**Problem statement:** Output the full listing below exactly, without the pictures.

**Information shown:**

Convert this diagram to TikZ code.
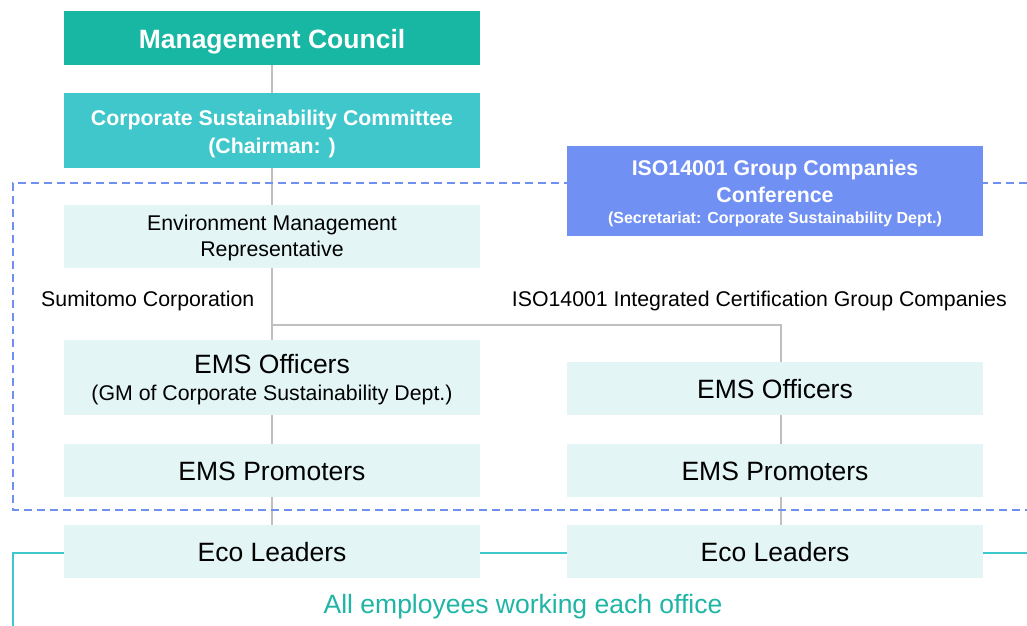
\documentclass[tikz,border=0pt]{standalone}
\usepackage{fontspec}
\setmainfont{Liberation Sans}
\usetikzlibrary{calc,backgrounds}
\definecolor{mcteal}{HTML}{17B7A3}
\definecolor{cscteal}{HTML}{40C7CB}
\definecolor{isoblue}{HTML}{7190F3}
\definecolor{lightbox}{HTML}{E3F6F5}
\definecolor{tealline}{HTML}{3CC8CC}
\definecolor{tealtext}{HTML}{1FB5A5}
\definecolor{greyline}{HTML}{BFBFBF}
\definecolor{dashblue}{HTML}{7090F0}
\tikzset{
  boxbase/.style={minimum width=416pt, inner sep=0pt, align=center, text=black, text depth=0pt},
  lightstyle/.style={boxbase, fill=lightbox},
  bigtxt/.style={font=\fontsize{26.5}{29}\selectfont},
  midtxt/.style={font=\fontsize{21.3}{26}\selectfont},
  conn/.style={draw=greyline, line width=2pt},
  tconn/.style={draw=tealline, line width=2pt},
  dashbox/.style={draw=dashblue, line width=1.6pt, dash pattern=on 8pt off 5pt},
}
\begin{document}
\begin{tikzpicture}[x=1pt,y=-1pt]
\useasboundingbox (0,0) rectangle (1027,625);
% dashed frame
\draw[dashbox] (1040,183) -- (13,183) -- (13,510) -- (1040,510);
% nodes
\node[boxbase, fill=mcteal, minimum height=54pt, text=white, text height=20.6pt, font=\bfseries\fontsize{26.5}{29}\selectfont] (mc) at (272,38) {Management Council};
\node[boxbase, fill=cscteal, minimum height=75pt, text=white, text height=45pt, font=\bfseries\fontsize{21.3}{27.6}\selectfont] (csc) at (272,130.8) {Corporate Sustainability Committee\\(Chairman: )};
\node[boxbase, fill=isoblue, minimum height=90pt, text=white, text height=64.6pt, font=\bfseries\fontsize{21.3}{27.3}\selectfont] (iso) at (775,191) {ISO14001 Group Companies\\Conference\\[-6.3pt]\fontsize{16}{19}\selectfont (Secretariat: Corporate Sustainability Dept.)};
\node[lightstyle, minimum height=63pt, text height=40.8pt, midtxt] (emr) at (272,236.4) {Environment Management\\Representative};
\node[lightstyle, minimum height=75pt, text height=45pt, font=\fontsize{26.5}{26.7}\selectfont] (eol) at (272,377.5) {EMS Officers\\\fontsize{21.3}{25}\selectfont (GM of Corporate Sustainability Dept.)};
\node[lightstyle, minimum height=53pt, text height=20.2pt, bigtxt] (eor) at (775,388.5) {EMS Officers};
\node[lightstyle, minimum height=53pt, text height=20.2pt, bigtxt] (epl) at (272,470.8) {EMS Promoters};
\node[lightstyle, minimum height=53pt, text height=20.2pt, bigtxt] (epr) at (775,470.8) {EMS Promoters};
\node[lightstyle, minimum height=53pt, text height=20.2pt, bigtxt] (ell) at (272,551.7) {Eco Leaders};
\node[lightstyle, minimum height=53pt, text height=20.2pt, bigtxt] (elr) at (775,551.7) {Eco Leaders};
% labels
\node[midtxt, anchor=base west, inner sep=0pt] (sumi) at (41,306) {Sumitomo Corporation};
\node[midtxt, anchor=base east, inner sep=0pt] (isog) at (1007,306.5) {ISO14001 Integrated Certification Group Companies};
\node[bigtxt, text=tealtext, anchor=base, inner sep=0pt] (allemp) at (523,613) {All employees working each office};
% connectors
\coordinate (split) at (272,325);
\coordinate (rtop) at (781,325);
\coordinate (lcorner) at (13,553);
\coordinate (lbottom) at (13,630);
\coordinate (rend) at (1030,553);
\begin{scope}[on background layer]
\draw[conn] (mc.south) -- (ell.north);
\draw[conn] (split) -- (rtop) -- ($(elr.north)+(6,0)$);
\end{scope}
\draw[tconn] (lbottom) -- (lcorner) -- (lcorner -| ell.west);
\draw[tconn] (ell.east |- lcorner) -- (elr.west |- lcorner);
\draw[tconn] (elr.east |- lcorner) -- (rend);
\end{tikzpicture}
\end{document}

**Output below:**
Convert this diagram to TikZ code.
\documentclass[tikz,border=0pt]{standalone}
\usepackage{fontspec}
\setmainfont{Liberation Sans}
\usetikzlibrary{calc,backgrounds}
\definecolor{mcteal}{HTML}{17B7A3}
\definecolor{cscteal}{HTML}{40C7CB}
\definecolor{isoblue}{HTML}{7190F3}
\definecolor{lightbox}{HTML}{E3F6F5}
\definecolor{tealline}{HTML}{3CC8CC}
\definecolor{tealtext}{HTML}{1FB5A5}
\definecolor{greyline}{HTML}{BFBFBF}
\definecolor{dashblue}{HTML}{7090F0}
\tikzset{
  boxbase/.style={minimum width=416pt, inner sep=0pt, align=center, text=black, text depth=0pt},
  lightstyle/.style={boxbase, fill=lightbox},
  bigtxt/.style={font=\fontsize{26.5}{29}\selectfont},
  midtxt/.style={font=\fontsize{21.3}{26}\selectfont},
  conn/.style={draw=greyline, line width=2pt},
  tconn/.style={draw=tealline, line width=2pt},
  dashbox/.style={draw=dashblue, line width=1.6pt, dash pattern=on 8pt off 5pt},
}
\begin{document}
\begin{tikzpicture}[x=1pt,y=-1pt]
\useasboundingbox (0,0) rectangle (1027,625);
% dashed frame
\draw[dashbox] (1040,183) -- (13,183) -- (13,510) -- (1040,510);
% nodes
\node[boxbase, fill=mcteal, minimum height=54pt, text=white, text height=20.6pt, font=\bfseries\fontsize{26.5}{29}\selectfont] (mc) at (272,38) {Management Council};
\node[boxbase, fill=cscteal, minimum height=75pt, text=white, text height=45pt, font=\bfseries\fontsize{21.3}{27.6}\selectfont] (csc) at (272,130.8) {Corporate Sustainability Committee\\(Chairman: )};
\node[boxbase, fill=isoblue, minimum height=90pt, text=white, text height=64.6pt, font=\bfseries\fontsize{21.3}{27.3}\selectfont] (iso) at (775,191) {ISO14001 Group Companies\\Conference\\[-6.3pt]\fontsize{16}{19}\selectfont (Secretariat: Corporate Sustainability Dept.)};
\node[lightstyle, minimum height=63pt, text height=40.8pt, midtxt] (emr) at (272,236.4) {Environment Management\\Representative};
\node[lightstyle, minimum height=75pt, text height=45pt, font=\fontsize{26.5}{26.7}\selectfont] (eol) at (272,377.5) {EMS Officers\\\fontsize{21.3}{25}\selectfont (GM of Corporate Sustainability Dept.)};
\node[lightstyle, minimum height=53pt, text height=20.2pt, bigtxt] (eor) at (775,388.5) {EMS Officers};
\node[lightstyle, minimum height=53pt, text height=20.2pt, bigtxt] (epl) at (272,470.8) {EMS Promoters};
\node[lightstyle, minimum height=53pt, text height=20.2pt, bigtxt] (epr) at (775,470.8) {EMS Promoters};
\node[lightstyle, minimum height=53pt, text height=20.2pt, bigtxt] (ell) at (272,551.7) {Eco Leaders};
\node[lightstyle, minimum height=53pt, text height=20.2pt, bigtxt] (elr) at (775,551.7) {Eco Leaders};
% labels
\node[midtxt, anchor=base west, inner sep=0pt] (sumi) at (41,306) {Sumitomo Corporation};
\node[midtxt, anchor=base east, inner sep=0pt] (isog) at (1007,306.5) {ISO14001 Integrated Certification Group Companies};
\node[bigtxt, text=tealtext, anchor=base, inner sep=0pt] (allemp) at (523,613) {All employees working each office};
% connectors
\coordinate (split) at (272,325);
\coordinate (rtop) at (781,325);
\coordinate (lcorner) at (13,553);
\coordinate (lbottom) at (13,630);
\coordinate (rend) at (1030,553);
\begin{scope}[on background layer]
\draw[conn] (mc.south) -- (ell.north);
\draw[conn] (split) -- (rtop) -- ($(elr.north)+(6,0)$);
\end{scope}
\draw[tconn] (lbottom) -- (lcorner) -- (lcorner -| ell.west);
\draw[tconn] (ell.east |- lcorner) -- (elr.west |- lcorner);
\draw[tconn] (elr.east |- lcorner) -- (rend);
\end{tikzpicture}
\end{document}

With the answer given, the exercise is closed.